🤖 AI Summary
This study addresses the frequent misalignment between software modularity and organizational structure in microservice architectures, stemming from a lack of quantitative understanding of how developer activities relate to service boundaries. The work proposes the concept of “organizational cohesion,” extending the classic principle of “high cohesion, low coupling” to the organizational level, and introduces metrics such as Pairwise Team Cohesion (PTC) and Average Organizational Coupling (AOC). Through a longitudinal case study and multi-project replication, the research reveals systematic differences in organizational cohesion between core and peripheral services.
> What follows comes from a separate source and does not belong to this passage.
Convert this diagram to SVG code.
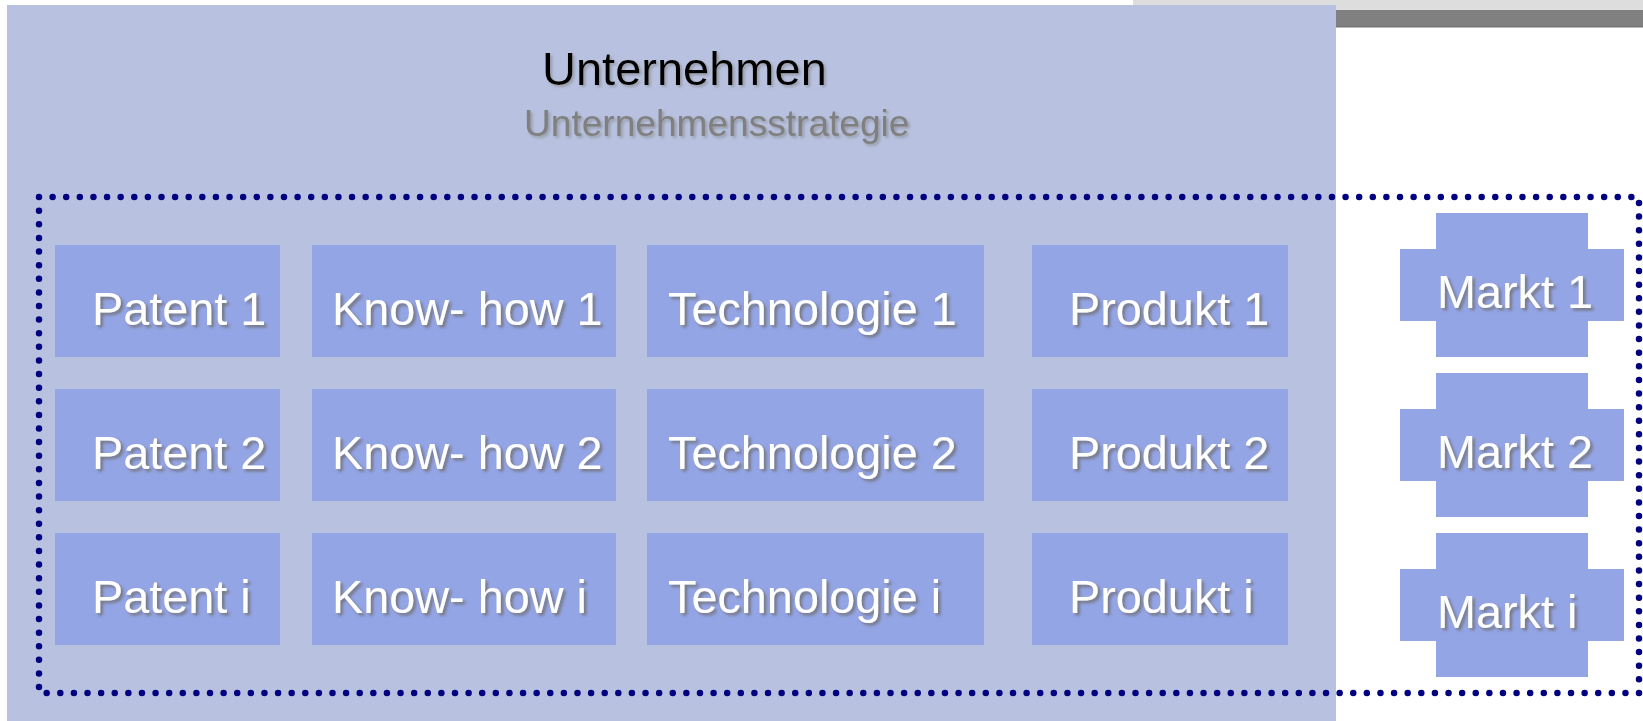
<svg xmlns="http://www.w3.org/2000/svg" width="1643" height="721" viewBox="0 0 1643 721">
<style>
.box{fill:#94A5E6}
.lbl{font-family:"Liberation Sans",Arial,sans-serif;font-size:46.8px;fill:#ffffff;filter:url(#sh)}
</style>
<defs>
<filter id="sh" x="-10%" y="-30%" width="120%" height="160%">
<feDropShadow dx="2.5" dy="2.5" stdDeviation="1.5" flood-color="#6e6e6e" flood-opacity="0.85"/>
</filter>
<filter id="sh2" x="-10%" y="-30%" width="120%" height="160%">
<feDropShadow dx="2" dy="2" stdDeviation="1.5" flood-color="#808080" flood-opacity="0.6"/>
</filter>
</defs>
<rect x="0" y="0" width="1643" height="721" fill="#ffffff"/>
<g id="topbar">
<rect x="1133" y="0" width="510" height="10" fill="#DDDDDD"/>
<rect x="1148" y="10" width="495" height="17" fill="#808080"/>
<rect x="1148" y="26" width="495" height="1.5" fill="#767676"/>
</g>
<g id="unternehmen">
<rect x="7" y="5" width="1329" height="716" fill="#B8C2E0"/>
<text x="542" y="85" font-family="Liberation Sans,Arial,sans-serif" font-size="47" fill="#000000" filter="url(#sh2)">Unternehmen</text>
<text x="524" y="136" font-family="Liberation Sans,Arial,sans-serif" font-size="37.1" fill="#808080" filter="url(#sh2)">Unternehmensstrategie</text>
</g>
<g id="patent1"><rect class="box" x="55" y="245" width="225" height="112"/><text class="lbl" x="92" y="325">Patent 1</text></g>
<g id="patent2"><rect class="box" x="55" y="389" width="225" height="112"/><text class="lbl" x="92" y="469">Patent 2</text></g>
<g id="patenti"><rect class="box" x="55" y="533" width="225" height="112"/><text class="lbl" x="92" y="613">Patent i</text></g>
<g id="knowhow1"><rect class="box" x="312" y="245" width="304" height="112"/><text class="lbl" x="332" y="325">Know- how 1</text></g>
<g id="knowhow2"><rect class="box" x="312" y="389" width="304" height="112"/><text class="lbl" x="332" y="469">Know- how 2</text></g>
<g id="knowhowi"><rect class="box" x="312" y="533" width="304" height="112"/><text class="lbl" x="332" y="613">Know- how i</text></g>
<g id="technologie1"><rect class="box" x="647" y="245" width="337" height="112"/><text class="lbl" x="668" y="325">Technologie 1</text></g>
<g id="technologie2"><rect class="box" x="647" y="389" width="337" height="112"/><text class="lbl" x="668" y="469">Technologie 2</text></g>
<g id="technologiei"><rect class="box" x="647" y="533" width="337" height="112"/><text class="lbl" x="668" y="613">Technologie i</text></g>
<g id="produkt1"><rect class="box" x="1032" y="245" width="256" height="112"/><text class="lbl" x="1069" y="325">Produkt 1</text></g>
<g id="produkt2"><rect class="box" x="1032" y="389" width="256" height="112"/><text class="lbl" x="1069" y="469">Produkt 2</text></g>
<g id="produkti"><rect class="box" x="1032" y="533" width="256" height="112"/><text class="lbl" x="1069" y="613">Produkt i</text></g>
<g id="markt1"><rect class="box" x="1436" y="213" width="152" height="144"/><rect class="box" x="1400" y="249" width="224" height="72"/><text class="lbl" x="1437" y="308">Markt 1</text></g>
<g id="markt2"><rect class="box" x="1436" y="373" width="152" height="144"/><rect class="box" x="1400" y="409" width="224" height="72"/><text class="lbl" x="1437" y="468">Markt 2</text></g>
<g id="markti"><rect class="box" x="1436" y="533" width="152" height="144"/><rect class="box" x="1400" y="569" width="224" height="72"/><text class="lbl" x="1437" y="628">Markt i</text></g>
<g id="connectors">
<rect x="39" y="197" width="1600" height="496" fill="none" stroke="#000080" stroke-width="6.5" stroke-linecap="round" stroke-dasharray="0 13.61"/>
</g>
</svg>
Notably, PTC and AOC exhibit only weak correlation, indicating that team-level cohesion and cross-service development reflect distinct organizational dynamics. These findings empirically validate the decoupling between technical architecture and organizational structure in microservice systems.
📝 Abstract
The widespread adoption of microservice architectures has introduced new challenges in aligning software modularity with the structure of development organizations. Although prior research has extensively examined technical properties such as service coupling and dependency structures, comparatively little attention has been paid to how contributor activity reflects or diverges from service boundaries. In this paper, we introduce the notion of organizational cohesion in microservice ecosystems and propose a quantitative approach to measure it. Building on the Sensitive Class Cohesion Metric (SCOM), we define Pairwise Team Cohesion (PTC), a metric that captures the balance and focus of developer contributions within individual microservices. We analyze the evolution of organizational cohesion using a longitudinal case study of the Spinnaker microservice platform and replicate the analysis across six additional open-source microservice systems. Our results reveal systematic differences between core and peripheral services and show that PTC and Average Organizational Coupling (AOC) exhibit only a weak correlation across projects. This finding shows that team cohesion and cross-service developer activity suggest distinct and weakly associated organizational dynamics. By extending the "high cohesion, low coupling" principle to the organizational level, our study provides a quantitative perspective for assessing the socio-technical structure of microservice development.